D’êtres humains à « dépenses excessives »
À la fin de 2010, la résidence change d’administration et modifie ses orientations. Compressions, réduction des services limitant le ménage à vingt minutes par semaine, retrait des collations amenées aux chambres, une seule personne aidante pour préparer et amener les résidantes (répartis sur quatre étages) à la cafétéria à l’heure du souper, etc. La modification de la routine est néfaste au diabète d’Alice et Don, pressé par un personnel qui veut bien faire mais qui n’en a pas le temps, fait plusieurs crises de colère (pour les personnes souffrant d’Alzheimer, l’explication de la routine et le temps pris pour la respecter sont cruciaux). En conséquence, le couple se voit refuser l’accès à la salle à manger. Des frais afférents commencent à apparaître. En un an, la facture mensuelle passe à 9 500 $, une somme bien au dessus des ressources du couple. Les pressions pour qu’Alice et Don quittent la résidence augmentent ; les nouveaux propriétaires ne veulent en effet plus offrir de chambre aux personnes en perte d’autonomie majeure, considérées comme une « dépense excessive ».
À l’automne 2011, la résidence oblige Don à être sous surveillance 24 heures sur 24, sous menace d’appeler la police en cas de « crise » liée à son Alzheimer et de les expulser tous les deux. La famille, ne pouvant pas payer pour un tiers, prend des tours de garde. Pendant 25 jours, les enfants et petits-enfants de Don et Alice dorment sur le plancher de leur appartement, devant la porte. Mais ils ne s’arrêtent pas là. Chez les Heap, la fibre militante se transmet entre générations et ils et elles font tout un raffut pour médiatiser le cas. Après la prise de parole de nombreuses personnes dénonçant le traitement réservé à des personnes qui ont été si impliquées dans leur communauté et avant la fin des 10 jours de couverture que leur consacre le Toronto Star, miraculeusement, en octobre 2011, cinq ans après avoir fait une demande, Don déménage à Kensington Gardens. Alice l’y suit une semaine plus tard, mais dans une chambre à part. Il n’y a tout simplement pas de place pour des couples en CHSLD.

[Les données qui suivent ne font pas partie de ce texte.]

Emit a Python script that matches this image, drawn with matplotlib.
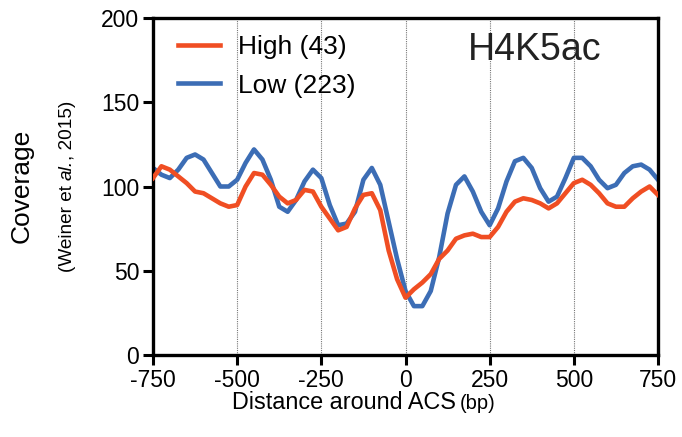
import numpy as np
import matplotlib
matplotlib.use("Agg")
import matplotlib.pyplot as plt

plt.rcParams['font.family'] = ['Liberation Sans', 'DejaVu Sans']
plt.rcParams['axes.unicode_minus'] = False

# distance around ACS (bp), one point every 25 bp
distance = np.arange(-750, 751, 25)

low = [111, 107, 105, 110, 117, 119, 116, 108, 100, 100,
       104, 114, 122, 116, 104, 88, 85, 92, 103, 110,
       105, 89, 77, 78, 85, 104, 111, 101, 79, 57,
       38, 29, 29, 38, 58, 84, 101, 106, 97, 85,
       77, 87, 103, 115, 117, 111, 99, 91, 94, 105,
       117, 117, 112, 104, 99, 101, 108, 112, 113, 110,
       104]

high = [105, 112, 110, 106, 102, 97, 96, 93, 90, 88,
        89, 100, 108, 107, 101, 94, 90, 92, 98, 97,
        88, 81, 74, 76, 87, 95, 96, 86, 62, 45,
        34, 39, 43, 48, 57, 62, 69, 71, 72, 70,
        70, 76, 85, 91, 93, 92, 90, 87, 90, 96,
        102, 104, 101, 96, 90, 88, 88, 93, 97, 100,
        95]

xticks = [-750, -500, -250, 0, 250, 500, 750]
yticks = [0, 50, 100, 150, 200]

RED = '#F04E23'
BLUE = '#3C6DB5'
W, H = 682, 437

fig = plt.figure(figsize=(6.82, 4.37), dpi=100)
ax = fig.add_axes([153 / W, 82 / H, 505 / W, 337 / H])

for x in xticks[1:-1]:
    ax.axvline(x, color='#777777', lw=0.8, ls=(0, (1, 1)), zorder=0)

ax.plot(distance, high, color=RED, lw=3.3, label='High (43)', zorder=3)
ax.plot(distance, low, color=BLUE, lw=3.3, label='Low (223)', zorder=2)

ax.set_xlim(-750, 750)
ax.set_ylim(0, 200)
ax.set_xticks(xticks)
ax.set_yticks(yticks)
ax.tick_params(axis='both', direction='out', length=7.5, width=2.2,
               labelsize=16.5, pad=2.5)
for side in ['left', 'bottom', 'top', 'right']:
    ax.spines[side].set_linewidth(2.4)
    ax.spines[side].set_color('black')

# legend: red on top, blue below
handles, labels = ax.get_legend_handles_labels()
ax.legend(handles, labels, loc='upper left', bbox_to_anchor=(0.016, 1.0),
          frameon=False, fontsize=19, handlelength=1.6, handletextpad=0.68,
          labelspacing=0.55, borderaxespad=0.3, borderpad=0.35)

ax.text(0.755, 0.905, 'H4K5ac', transform=ax.transAxes, fontsize=27,
        ha='center', va='center', color='#222222')

# y label: "Coverage" and the citation below it, with "al." in italics
fig.text(22 / W, 1 - 186 / H, 'Coverage', rotation=90, fontsize=19,
         ha='center', va='center')

fig.canvas.draw()
pieces = [('(Weiner et ', 'normal'), ('al.', 'italic'), (', 2015)', 'normal')]
parts = []
y0 = 0
for txt, style in pieces:
    t = fig.text(67 / W, y0, txt, rotation=90, fontsize=13.7, style=style,
                 ha='center', va='bottom')
    bb = t.get_window_extent()
    parts.append((t, bb.height))
    y0 += bb.height / H
total = sum(h for _, h in parts)
ystart = (H - 186) - total / 2
for t, h in parts:
    t.set_y(ystart / H)
    ystart += h

# x label with smaller unit
t1 = fig.text(232 / W, 1 - 409 / H, 'Distance around ACS', fontsize=16.8,
              ha='left', va='baseline')
fig.canvas.draw()
bb = t1.get_window_extent()
fig.text((bb.x1 + 4) / W, 1 - 409 / H, '(bp)', fontsize=14.5,
         ha='left', va='baseline')

fig.savefig('out.png', dpi=100)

Au-delà de l’histoire humaine, des questions se posent. On est ici devant le cas d’une famille nombreuse, soudée, militante et avec des ressources. Qu’en est-il de toutes les personnes qui n’ont pas cette chance, quel traitement leur est réservé ? Le vieillissement doit-il équivaloir à éloignement et mort sociale ? Quel droit se donne la société de décider des arrangements de vie d’un couple ? S’il n’y a pas assez de place en CHSLD pour accueillir la population vieillissante, pourquoi ne pas faciliter le maintien à domicile, une solution souvent plus respectueuse, plus efficace et plus digne ? Régulièrement, des histoires telles que celle-ci surgissent dans l’espace médiatique. Combien en faudra-t-il pour qu’enfin une réflexion s’amorce, suivie d’actions concrètes, afin que nos aînées puissent encore vivre, aimer, partager et militer au sein de leur communauté, dans le respect et la dignité qu’ils et elles méritent ?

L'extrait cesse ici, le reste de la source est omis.